James S
August 2025
The following libraries are requried to effectivley run the model:
library(stringr)
library(dplyr)
Functions for tokenizing text, extracting the last words, and removing the final word from strings.
tokenizer <- function(lines) {
lines <- tolower(lines)
tokens <- unlist(strsplit(lines, "[^a-z']+"))
tokens[tokens != ""]
}
getLastWords <- function(string, words) {
pattern <- paste("[a-z']+( [a-z']+){", words - 1, "}$", sep = "")
substring(string, str_locate(string, pattern)[, 1])
}
removeLastWord <- function(string) {
sub(" [a-z']+$", "", string)
}
Read 2% from each text source, combine samples, and tokenize into unigrams, bigrams, and trigrams.
set.seed(123)
read_sample <- function(path, pct) {
lines <- readLines(path, warn = FALSE, encoding = "UTF-8")
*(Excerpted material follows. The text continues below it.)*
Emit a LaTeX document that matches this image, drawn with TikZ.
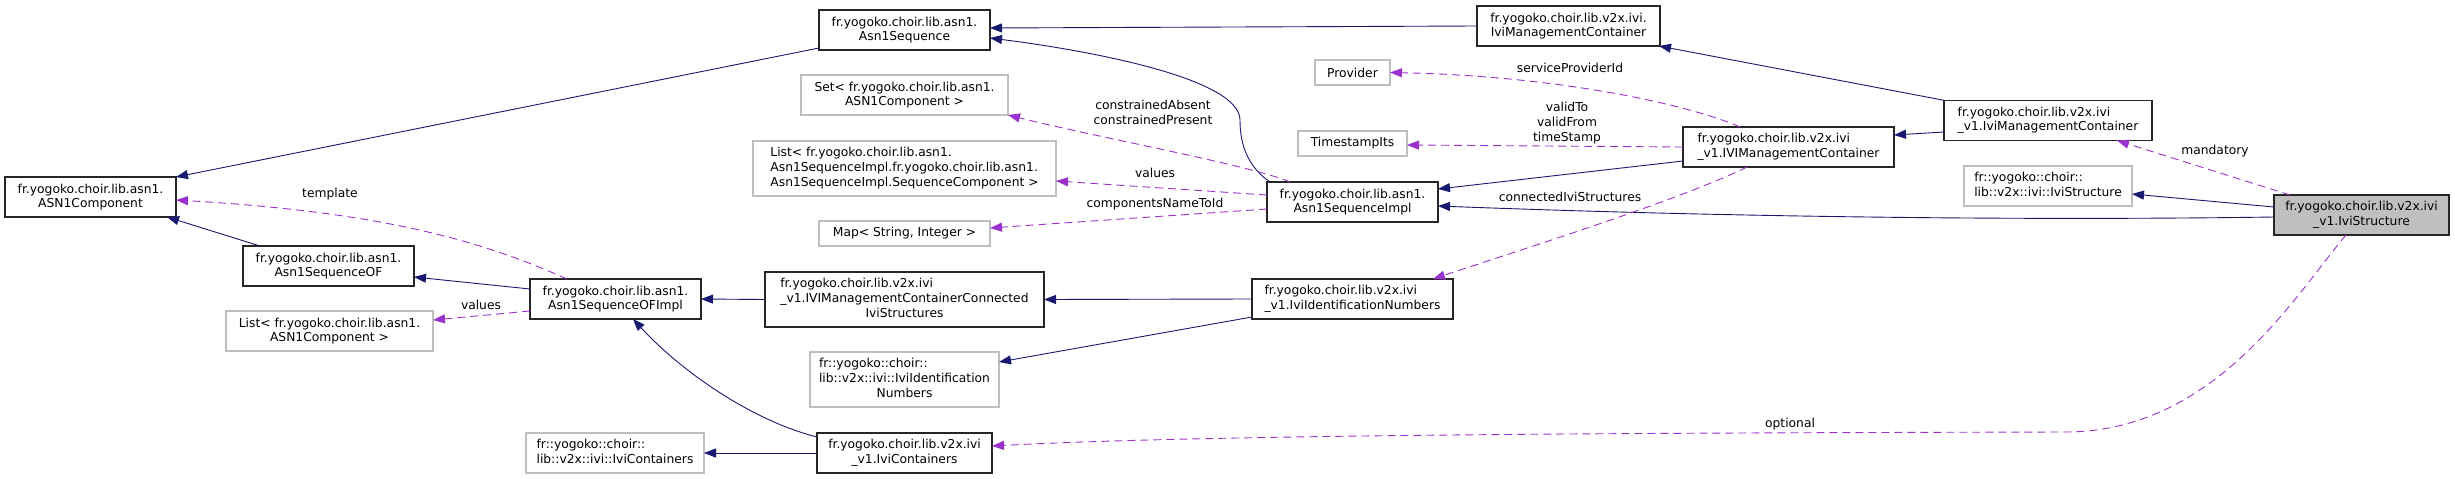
\documentclass[tikz,border=0pt]{standalone}
\usepackage{fontspec}
\setmainfont{DejaVu Sans}
\usetikzlibrary{arrows.meta,calc}
\definecolor{inhcol}{HTML}{191970}
\definecolor{usecol}{HTML}{9A32CD}
\definecolor{grayb}{HTML}{BFBFBF}
\newcommand{\lcx}[2]{\begin{tabular}{@{}l@{}}#1\\\multicolumn{1}{@{}c@{}}{#2}\end{tabular}}
\newcommand{\llx}[1]{\begin{tabular}{@{}l@{}}#1\end{tabular}}
\begin{document}
\begin{tikzpicture}[x=1pt,y=-1pt,
  every node/.style={font=\fontsize{12.3}{14.7}\selectfont, inner sep=0pt, outer sep=0pt},
  wh/.style 2 args={minimum width=#1, minimum height=#2},
  cls/.style={draw=black!85, line width=1.1pt, fill=white},
  ext/.style={draw=grayb, line width=1.1pt, fill=white},
  mainn/.style={draw=black!85, line width=1.1pt, fill=grayb},
  lbl/.style={align=center},
  inh/.style={draw=inhcol, line width=0.9pt, -{Triangle[length=12pt,width=9pt]}},
  useedge/.style={draw=usecol, line width=0.9pt, dash pattern=on 8pt off 5pt, -{Triangle[length=12pt,width=9pt]}}]
\fill[white] (0,0) rectangle (2455,479);
\useasboundingbox (0,0) rectangle (2455,479);

\node[cls, wh={171}{40}, align=center] (comp) at (90.5,197) {fr.yogoko.choir.lib.asn1.\\ASN1Component};
\node[cls, wh={171}{40}, align=center] (seqof) at (328.5,266) {fr.yogoko.choir.lib.asn1.\\Asn1SequenceOF};
\node[cls, wh={171}{40}, align=center] (seq) at (904.5,30) {fr.yogoko.choir.lib.asn1.\\Asn1Sequence};
\node[ext, wh={207}{40}, align=center] (set) at (904.5,95) {Set< fr.yogoko.choir.lib.asn1.\\ASN1Component >};
\node[ext, wh={303}{55}] (listsc) at (904.5,168.5) {\llx{List< fr.yogoko.choir.lib.asn1.\\Asn1SequenceImpl.fr.yogoko.choir.lib.asn1.\\Asn1SequenceImpl.SequenceComponent >}};
\node[ext, wh={171}{25}] (map) at (904.5,233.5) {Map< String, Integer >};
\node[cls, wh={171}{40}, align=center] (seqimpl) at (1352.5,202) {fr.yogoko.choir.lib.asn1.\\Asn1SequenceImpl};
\node[ext, wh={207}{40}, align=center] (listc) at (329.5,331) {List< fr.yogoko.choir.lib.asn1.\\ASN1Component >};
\node[cls, wh={171}{40}, align=center] (ofimpl) at (615.5,299) {fr.yogoko.choir.lib.asn1.\\Asn1SequenceOFImpl};
\node[ext, wh={178}{40}] (contif) at (615,453) {\llx{fr::yogoko::choir::\\lib::v2x::ivi::IviContainers}};
\node[cls, wh={279}{55}] (conn) at (904.5,299.5) {\lcx{fr.yogoko.choir.lib.v2x.ivi\\\_v1.IVIManagementContainerConnected}{IviStructures}};
\node[ext, wh={189}{55}] (idif) at (904.5,379.5) {\lcx{fr::yogoko::choir::\\lib::v2x::ivi::IviIdentification}{Numbers}};
\node[cls, wh={175}{40}] (cont) at (904.5,453) {\lcx{fr.yogoko.choir.lib.v2x.ivi}{\_v1.IviContainers}};
\node[cls, wh={201}{40}] (idnum) at (1352.5,299) {\llx{fr.yogoko.choir.lib.v2x.ivi\\\_v1.IviIdentificationNumbers}};
\node[ext, wh={75}{25}] (prov) at (1352.5,72.5) {Provider};
\node[ext, wh={109}{25}] (ts) at (1352.5,143.5) {TimestampIts};
\node[cls, wh={183}{40}, align=center] (mcivi) at (1568.5,26) {fr.yogoko.choir.lib.v2x.ivi.\\IviManagementContainer};
\node[cls, wh={211}{40}] (mcIVI) at (1788.5,147) {\llx{fr.yogoko.choir.lib.v2x.ivi\\\_v1.IVIManagementContainer}};
\node[cls, wh={208}{40}] (mcv1) at (2048,120.5) {\llx{fr.yogoko.choir.lib.v2x.ivi\\\_v1.IviManagementContainer}};
\node[ext, wh={168}{40}] (structif) at (2048,186) {\llx{fr::yogoko::choir::\\lib::v2x::ivi::IviStructure}};
\node[mainn, wh={175}{40}] (struct) at (2361.5,215) {\lcx{fr.yogoko.choir.lib.v2x.ivi}{\_v1.IviStructure}};

% inheritance
\draw[inh] ($(seq.south west)+(0,-2)$) -- (comp.north east);
\draw[inh] ($(seqof.north west)+(17,0)$) -- ($(comp.south east)+(-9,0)$);
\draw[inh] ($(ofimpl.west)+(0,-10)$) -- ($(seqof.east)+(0,11)$);
\draw[inh] (conn.west) -- (ofimpl.east);
\draw[inh] ($(cont.west)+(0,-16)$) .. controls (750,420) and (680,370) .. ($(ofimpl.south)+(17.5,0)$);
\draw[inh] (cont.west) -- (contif.east);
\draw[inh] (idnum.west) -- (conn.east);
\draw[inh] ($(idnum.south west)+(0,-2)$) -- ($(idif.east)+(0,-17.5)$);
\draw[inh] ($(seqimpl.north west)+(3,0)$) .. controls (1245,165) and (1240,140) .. (1240,120) .. controls (1240,80) and (1100,52) .. ($(seq.east)+(0,8)$);
\draw[inh] ($(mcIVI.west)+(0,14)$) -- ($(seqimpl.east)+(0,-13)$);
\draw[inh] (mcivi.west) -- ($(seq.east)+(0,-2)$);
\draw[inh] ($(mcv1.north west)+(1,0)$) -- ($(mcivi.south east)+(-1,0)$);
\draw[inh] ($(mcv1.west)+(0,11.5)$) -- ($(mcIVI.east)+(0,-12)$);
\draw[inh] ($(struct.west)+(0,-8)$) -- ($(structif.east)+(0,8)$);
\draw[inh] ($(struct.west)+(0,2)$) .. controls (2000,221) and (1700,216) .. ($(seqimpl.east)+(0,4)$);

% usage
\draw[useedge] ($(ofimpl.north west)+(37,0)$) .. controls (480,240) and (380,212) .. ($(comp.east)+(0,3)$);
\draw[useedge] ($(ofimpl.west)+(0,12)$) -- ($(listc.east)+(0,-11)$);
\draw[useedge] ($(struct.south)+(-15.5,0)$) .. controls (2295,295) and (2215,432) .. (2065,432) .. controls (1600,433) and (1200,435) .. ($(cont.east)+(0,-7)$);
\draw[useedge] ($(mcIVI.south)+(-41.5,0)$) .. controls (1680,200) and (1520,250) .. ($(idnum.north)+(80.5,0)$);
\draw[useedge] (mcIVI.west) -- ($(ts.east)+(0,1.5)$);
\draw[useedge] ($(mcIVI.north)+(-48.5,0)$) .. controls (1690,105) and (1560,76) .. (prov.east);
\draw[useedge] ($(seqimpl.north west)+(23,0)$) .. controls (1250,165) and (1100,138) .. (set.south east);
\draw[useedge] ($(seqimpl.west)+(0,-7)$) -- ($(listsc.east)+(0,12.5)$);
\draw[useedge] ($(seqimpl.west)+(0,7)$) -- ($(map.east)+(0,-5.5)$);
\draw[useedge] ($(struct.north west)+(16,0)$) -- ($(mcv1.south)+(69,0)$);

% labels
\node[lbl] (l1) at (330,194) {template};
\node[lbl] (l2) at (481,305) {values};
\node[lbl] (l3) at (1790,424) {optional};
\node[lbl] (l4) at (1570,197) {connectedIviStructures};
\node[lbl] (l5) at (1567,123) {validTo\\validFrom\\timeStamp};
\node[lbl] (l6) at (1570,68) {serviceProviderId};
\node[lbl] (l7) at (1153,112.5) {constrainedAbsent\\constrainedPresent};
\node[lbl] (l8) at (1155,173) {values};
\node[lbl] (l9) at (1155,204) {componentsNameToId};
\node[lbl] (l10) at (2215,151) {mandatory};
\end{tikzpicture}
\end{document}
sample(lines, round(length(lines) * pct))
}
tweets <- read_sample("/home/rstudio/en_US.twitter.txt", 0.02)
news <- read_sample("/home/rstudio/en_US.news.txt", 0.02)
blogs <- read_sample("/home/rstudio/en_US.blogs.txt", 0.02)
samplelines <- sample(c(tweets, news, blogs))
tokens <- tokenizer(samplelines)
tokens2 <- c(tokens[-1], "<eos>")
tokens3 <- c(tokens2[-1], "<eos>")
unigrams <- tokens
bigrams <- paste(tokens, tokens2)
trigrams <- paste(tokens, tokens2, tokens3)
Filter n-grams with frequency > 2, compute MLE probabilities, and store results in data frames.
ngram_probs <- function(ngrams) {
tbl <- table(ngrams)
tbl <- tbl[tbl > 2]
sort(tbl / sum(tbl), decreasing = TRUE)
}
unigramProbs <- ngram_probs(unigrams)
bigramProbs <- ngram_probs(bigrams)
trigramProbs <- ngram_probs(trigrams)
unigramDF <- data.frame(Words = names(unigramProbs),
Probability = as.numeric(unigramProbs),
stringsAsFactors = FALSE)
bigramDF <- data.frame(FirstWords = removeLastWord(names(bigramProbs)),
LastWord = getLastWords(names(bigramProbs), 1),
Probability = as.numeric(bigramProbs),
stringsAsFactors = FALSE)
trigramDF <- data.frame(FirstWords = removeLastWord(names(trigramProbs)),
LastWord = getLastWords(names(trigramProbs), 1),
Probability = as.numeric(trigramProbs),
stringsAsFactors = FALSE)
Predict the next three likely words based on input text using trigram, bigram, and unigram back-off.
predictor <- function(input) {
n <- length(strsplit(input, " ")[[1]])
input <- tolower(input)
prediction <- character(0)
if (n >= 2)
prediction <- trigramDF %>%
filter(FirstWords == getLastWords(input, 2)) %>%
arrange(desc(Probability)) %>%
pull(LastWord)
if (length(prediction) < 3 && n >= 1)
prediction <- c(prediction, bigramDF %>%
filter(FirstWords == getLastWords(input, 1)) %>%
arrange(desc(Probability)) %>%
pull(LastWord))
if (length(prediction) < 3)
prediction <- c(prediction, unigramDF$Words)
unique(prediction)[1:3]
}
# Example
predictor("I am going")
[1] "to" "on" "through"